Tricher, mentir, passer
aux yeux des autres pour ce qu’on n’est pas. Voilà le programme des personnages
de Nos gloires secrètes, six
nouvelles que Tonino Benacquista n’a pas rassemblées par hasard. La cohérence
est parfaite et l’effet en est amplifié par les talents de narrateur que l’on
connaît au romancier de Saga, Malavita ou Homo erectus, pour ne citer que quelques titres dans une imposante
bibliographie.
On entre avec
« Meurtre dans la rue des Cascades », la première nouvelle, au cœur
du propos. Ou plutôt là où les choses semblent se passer, c’est-à-dire à la
surface : « Je suis l’homme de
la rue. Pour le prince, je suis la plèbe. Pour la vedette, je suis le public.

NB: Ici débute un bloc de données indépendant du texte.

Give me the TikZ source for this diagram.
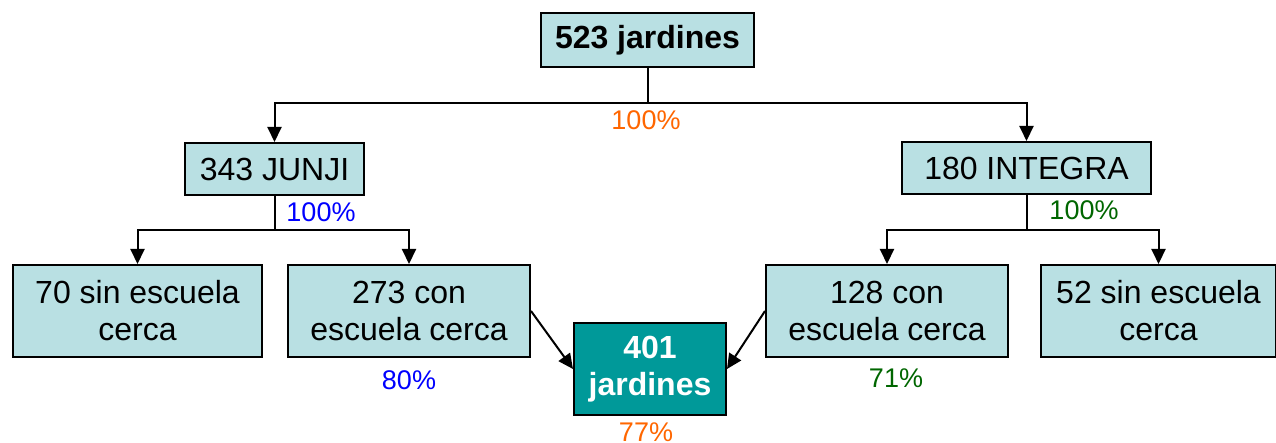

Pour l’intellectuel, je suis le vulgum.
Pour l’élu, je suis le mortel. » Un homme comme tout le monde, en
somme, couleur grisaille, un médiocre qui passe inaperçu. Mais, en réalité, le
personnage d’un roman de Simenon, dont l’insignifiance cache quelque chose.
Maigret l’aurait compris.
Benacquista laisse à son narrateur le soin de raconter comment, cinquante ans
plus tôt, il est devenu un héros négatif en tuant, une nuit d’ivresse, son
compagnon de beuverie. Pendant tout ce temps, il s’est tu parce qu’il ne
voulait pas décevoir sa femme pour qui il était le meilleur des maris. Elle
vient de mourir, il peut, malgré la prescription, s’alléger de sa culpabilité.
Celle-ci a été une compagne fidèle à laquelle se joignait une certaine fierté.
Car l’affaire de la rue
des Cascades a fait grand bruit dans la presse en juillet 1961 : tombé
d’un toit, le corps de la victime a traversé la verrière sous laquelle une
starlette se livrait à des ébats probablement illicites avec un inconnu (on le
suppose marié). Les années passant, l’assassin (il avait écrasé les doigts de son
compagnon qui se retenait à une corniche) a constaté que l’intérêt pour cette
énigme non résolue ne retombait pas : une émission de télévision, un
livre, un film… Paré de l’aura propre aux coupables impunis, le narrateur a cru
plusieurs fois qu’on allait lui voler la vedette, quand un inconnu se
dénonçait, mais chaque fois disculpé.
Visage d’ange, cœur de démon, tel est le profil
décliné dans les cinq autres nouvelles – où il n’y a pas d’assassin, cependant.
On rit à la confrontation du riche compositeur de chansons à succès qui vient
ouvrir un compte dans une petite agence bancaire et raconte sa vie au directeur
alors que celui-ci attend le résultat de sa fille au bac. Jusqu’à la chute, en
tout cas. « Le parfum des femmes » offre à un « nez »
créateur de fragrances célèbres l’occasion de respirer une odeur
exceptionnelle. Et on voudrait les raconter toutes, en particulier la dernière,
mais nous vous en laissons tout le plaisir de la découverte.